(begin)

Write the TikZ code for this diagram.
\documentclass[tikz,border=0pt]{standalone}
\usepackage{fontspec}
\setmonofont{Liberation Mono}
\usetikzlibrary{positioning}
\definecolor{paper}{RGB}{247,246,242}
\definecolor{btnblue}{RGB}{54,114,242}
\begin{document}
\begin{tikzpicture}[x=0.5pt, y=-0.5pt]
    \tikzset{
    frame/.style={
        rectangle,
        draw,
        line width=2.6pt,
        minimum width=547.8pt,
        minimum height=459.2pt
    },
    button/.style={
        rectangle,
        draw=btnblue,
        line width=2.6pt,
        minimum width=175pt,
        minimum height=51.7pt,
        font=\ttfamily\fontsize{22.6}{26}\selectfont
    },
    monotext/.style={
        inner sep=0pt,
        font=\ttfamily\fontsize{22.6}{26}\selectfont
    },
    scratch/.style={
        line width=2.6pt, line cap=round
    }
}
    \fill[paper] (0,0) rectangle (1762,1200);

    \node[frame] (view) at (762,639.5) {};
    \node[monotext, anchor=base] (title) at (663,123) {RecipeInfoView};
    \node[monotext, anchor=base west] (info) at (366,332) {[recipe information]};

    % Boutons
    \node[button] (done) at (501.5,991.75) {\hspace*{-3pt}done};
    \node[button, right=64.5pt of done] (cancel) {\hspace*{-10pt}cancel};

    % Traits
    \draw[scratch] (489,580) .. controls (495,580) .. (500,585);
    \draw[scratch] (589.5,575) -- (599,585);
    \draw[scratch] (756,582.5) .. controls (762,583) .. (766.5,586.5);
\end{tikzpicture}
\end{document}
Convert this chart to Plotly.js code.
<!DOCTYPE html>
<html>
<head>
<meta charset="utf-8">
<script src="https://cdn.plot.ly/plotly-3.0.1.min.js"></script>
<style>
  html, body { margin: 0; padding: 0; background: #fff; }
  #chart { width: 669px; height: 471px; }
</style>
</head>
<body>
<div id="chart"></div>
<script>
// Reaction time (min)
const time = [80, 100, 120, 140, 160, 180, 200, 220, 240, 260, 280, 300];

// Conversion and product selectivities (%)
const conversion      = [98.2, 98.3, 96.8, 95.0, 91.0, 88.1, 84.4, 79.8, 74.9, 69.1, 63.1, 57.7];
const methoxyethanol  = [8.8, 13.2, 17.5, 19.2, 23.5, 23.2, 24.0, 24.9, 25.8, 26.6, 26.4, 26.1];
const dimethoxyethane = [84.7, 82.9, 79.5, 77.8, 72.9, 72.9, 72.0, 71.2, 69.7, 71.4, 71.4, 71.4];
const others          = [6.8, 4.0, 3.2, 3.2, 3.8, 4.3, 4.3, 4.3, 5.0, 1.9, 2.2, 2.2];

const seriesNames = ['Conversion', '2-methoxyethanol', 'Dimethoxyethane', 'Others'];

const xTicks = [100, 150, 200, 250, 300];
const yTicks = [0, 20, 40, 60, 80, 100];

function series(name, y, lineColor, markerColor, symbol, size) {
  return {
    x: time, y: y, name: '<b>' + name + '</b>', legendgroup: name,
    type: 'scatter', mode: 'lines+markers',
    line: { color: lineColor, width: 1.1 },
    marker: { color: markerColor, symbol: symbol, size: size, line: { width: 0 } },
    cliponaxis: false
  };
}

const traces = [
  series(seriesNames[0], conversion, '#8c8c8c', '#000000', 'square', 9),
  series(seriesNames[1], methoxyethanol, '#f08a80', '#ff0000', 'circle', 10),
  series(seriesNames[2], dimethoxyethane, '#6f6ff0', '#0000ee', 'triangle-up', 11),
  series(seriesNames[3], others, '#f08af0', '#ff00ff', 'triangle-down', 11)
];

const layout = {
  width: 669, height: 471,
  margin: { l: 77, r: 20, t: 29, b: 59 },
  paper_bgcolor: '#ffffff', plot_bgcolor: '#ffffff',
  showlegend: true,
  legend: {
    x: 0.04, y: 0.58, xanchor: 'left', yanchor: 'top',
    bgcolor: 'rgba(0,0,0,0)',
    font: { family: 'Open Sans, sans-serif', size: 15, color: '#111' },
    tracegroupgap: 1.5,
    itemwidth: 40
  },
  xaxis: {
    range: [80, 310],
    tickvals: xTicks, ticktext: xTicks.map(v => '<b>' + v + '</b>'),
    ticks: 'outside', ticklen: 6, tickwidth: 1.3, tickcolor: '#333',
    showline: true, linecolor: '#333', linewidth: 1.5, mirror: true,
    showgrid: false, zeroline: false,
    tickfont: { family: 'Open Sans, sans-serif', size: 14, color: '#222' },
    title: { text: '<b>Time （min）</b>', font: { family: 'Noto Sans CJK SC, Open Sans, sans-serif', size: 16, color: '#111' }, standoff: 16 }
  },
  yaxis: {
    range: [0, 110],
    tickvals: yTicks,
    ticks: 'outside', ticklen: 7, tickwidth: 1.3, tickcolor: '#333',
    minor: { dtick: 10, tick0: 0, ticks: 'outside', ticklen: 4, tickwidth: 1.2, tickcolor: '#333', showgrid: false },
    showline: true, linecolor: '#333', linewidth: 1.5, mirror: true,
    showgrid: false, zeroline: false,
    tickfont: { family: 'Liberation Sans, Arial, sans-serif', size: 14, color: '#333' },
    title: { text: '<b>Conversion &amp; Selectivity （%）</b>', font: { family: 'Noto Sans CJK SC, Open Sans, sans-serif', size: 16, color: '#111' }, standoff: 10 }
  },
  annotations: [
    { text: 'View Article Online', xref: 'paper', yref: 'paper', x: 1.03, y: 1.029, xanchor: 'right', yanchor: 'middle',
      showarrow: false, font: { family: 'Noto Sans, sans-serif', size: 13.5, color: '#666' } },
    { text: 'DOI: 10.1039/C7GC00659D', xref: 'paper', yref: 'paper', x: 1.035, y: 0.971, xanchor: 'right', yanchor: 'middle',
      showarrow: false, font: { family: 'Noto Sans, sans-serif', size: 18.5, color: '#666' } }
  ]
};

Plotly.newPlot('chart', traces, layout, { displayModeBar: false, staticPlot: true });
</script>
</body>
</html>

(end)

**Request:**
Print all of the entries exactly as they are written.

**Output for this exercise:**
Write the TikZ code for this diagram.
\documentclass[tikz,border=0pt]{standalone}
\usepackage{fontspec}
\setmonofont{Liberation Mono}
\usetikzlibrary{positioning}
\definecolor{paper}{RGB}{247,246,242}
\definecolor{btnblue}{RGB}{54,114,242}
\begin{document}
\begin{tikzpicture}[x=0.5pt, y=-0.5pt]
    \tikzset{
    frame/.style={
        rectangle,
        draw,
        line width=2.6pt,
        minimum width=547.8pt,
        minimum height=459.2pt
    },
    button/.style={
        rectangle,
        draw=btnblue,
        line width=2.6pt,
        minimum width=175pt,
        minimum height=51.7pt,
        font=\ttfamily\fontsize{22.6}{26}\selectfont
    },
    monotext/.style={
        inner sep=0pt,
        font=\ttfamily\fontsize{22.6}{26}\selectfont
    },
    scratch/.style={
        line width=2.6pt, line cap=round
    }
}
    \fill[paper] (0,0) rectangle (1762,1200);

    \node[frame] (view) at (762,639.5) {};
    \node[monotext, anchor=base] (title) at (663,123) {RecipeInfoView};
    \node[monotext, anchor=base west] (info) at (366,332) {[recipe information]};

    % Boutons
    \node[button] (done) at (501.5,991.75) {\hspace*{-3pt}done};
    \node[button, right=64.5pt of done] (cancel) {\hspace*{-10pt}cancel};

    % Traits
    \draw[scratch] (489,580) .. controls (495,580) .. (500,585);
    \draw[scratch] (589.5,575) -- (599,585);
    \draw[scratch] (756,582.5) .. controls (762,583) .. (766.5,586.5);
\end{tikzpicture}
\end{document}
Convert this chart to Plotly.js code.
<!DOCTYPE html>
<html>
<head>
<meta charset="utf-8">
<script src="https://cdn.plot.ly/plotly-3.0.1.min.js"></script>
<style>
  html, body { margin: 0; padding: 0; background: #fff; }
  #chart { width: 669px; height: 471px; }
</style>
</head>
<body>
<div id="chart"></div>
<script>
// Reaction time (min)
const time = [80, 100, 120, 140, 160, 180, 200, 220, 240, 260, 280, 300];

// Conversion and product selectivities (%)
const conversion      = [98.2, 98.3, 96.8, 95.0, 91.0, 88.1, 84.4, 79.8, 74.9, 69.1, 63.1, 57.7];
const methoxyethanol  = [8.8, 13.2, 17.5, 19.2, 23.5, 23.2, 24.0, 24.9, 25.8, 26.6, 26.4, 26.1];
const dimethoxyethane = [84.7, 82.9, 79.5, 77.8, 72.9, 72.9, 72.0, 71.2, 69.7, 71.4, 71.4, 71.4];
const others          = [6.8, 4.0, 3.2, 3.2, 3.8, 4.3, 4.3, 4.3, 5.0, 1.9, 2.2, 2.2];

const seriesNames = ['Conversion', '2-methoxyethanol', 'Dimethoxyethane', 'Others'];

const xTicks = [100, 150, 200, 250, 300];
const yTicks = [0, 20, 40, 60, 80, 100];

function series(name, y, lineColor, markerColor, symbol, size) {
  return {
    x: time, y: y, name: '<b>' + name + '</b>', legendgroup: name,
    type: 'scatter', mode: 'lines+markers',
    line: { color: lineColor, width: 1.1 },
    marker: { color: markerColor, symbol: symbol, size: size, line: { width: 0 } },
    cliponaxis: false
  };
}

const traces = [
  series(seriesNames[0], conversion, '#8c8c8c', '#000000', 'square', 9),
  series(seriesNames[1], methoxyethanol, '#f08a80', '#ff0000', 'circle', 10),
  series(seriesNames[2], dimethoxyethane, '#6f6ff0', '#0000ee', 'triangle-up', 11),
  series(seriesNames[3], others, '#f08af0', '#ff00ff', 'triangle-down', 11)
];

const layout = {
  width: 669, height: 471,
  margin: { l: 77, r: 20, t: 29, b: 59 },
  paper_bgcolor: '#ffffff', plot_bgcolor: '#ffffff',
  showlegend: true,
  legend: {
    x: 0.04, y: 0.58, xanchor: 'left', yanchor: 'top',
    bgcolor: 'rgba(0,0,0,0)',
    font: { family: 'Open Sans, sans-serif', size: 15, color: '#111' },
    tracegroupgap: 1.5,
    itemwidth: 40
  },
  xaxis: {
    range: [80, 310],
    tickvals: xTicks, ticktext: xTicks.map(v => '<b>' + v + '</b>'),
    ticks: 'outside', ticklen: 6, tickwidth: 1.3, tickcolor: '#333',
    showline: true, linecolor: '#333', linewidth: 1.5, mirror: true,
    showgrid: false, zeroline: false,
    tickfont: { family: 'Open Sans, sans-serif', size: 14, color: '#222' },
    title: { text: '<b>Time （min）</b>', font: { family: 'Noto Sans CJK SC, Open Sans, sans-serif', size: 16, color: '#111' }, standoff: 16 }
  },
  yaxis: {
    range: [0, 110],
    tickvals: yTicks,
    ticks: 'outside', ticklen: 7, tickwidth: 1.3, tickcolor: '#333',
    minor: { dtick: 10, tick0: 0, ticks: 'outside', ticklen: 4, tickwidth: 1.2, tickcolor: '#333', showgrid: false },
    showline: true, linecolor: '#333', linewidth: 1.5, mirror: true,
    showgrid: false, zeroline: false,
    tickfont: { family: 'Liberation Sans, Arial, sans-serif', size: 14, color: '#333' },
    title: { text: '<b>Conversion &amp; Selectivity （%）</b>', font: { family: 'Noto Sans CJK SC, Open Sans, sans-serif', size: 16, color: '#111' }, standoff: 10 }
  },
  annotations: [
    { text: 'View Article Online', xref: 'paper', yref: 'paper', x: 1.03, y: 1.029, xanchor: 'right', yanchor: 'middle',
      showarrow: false, font: { family: 'Noto Sans, sans-serif', size: 13.5, color: '#666' } },
    { text: 'DOI: 10.1039/C7GC00659D', xref: 'paper', yref: 'paper', x: 1.035, y: 0.971, xanchor: 'right', yanchor: 'middle',
      showarrow: false, font: { family: 'Noto Sans, sans-serif', size: 18.5, color: '#666' } }
  ]
};

Plotly.newPlot('chart', traces, layout, { displayModeBar: false, staticPlot: true });
</script>
</body>
</html>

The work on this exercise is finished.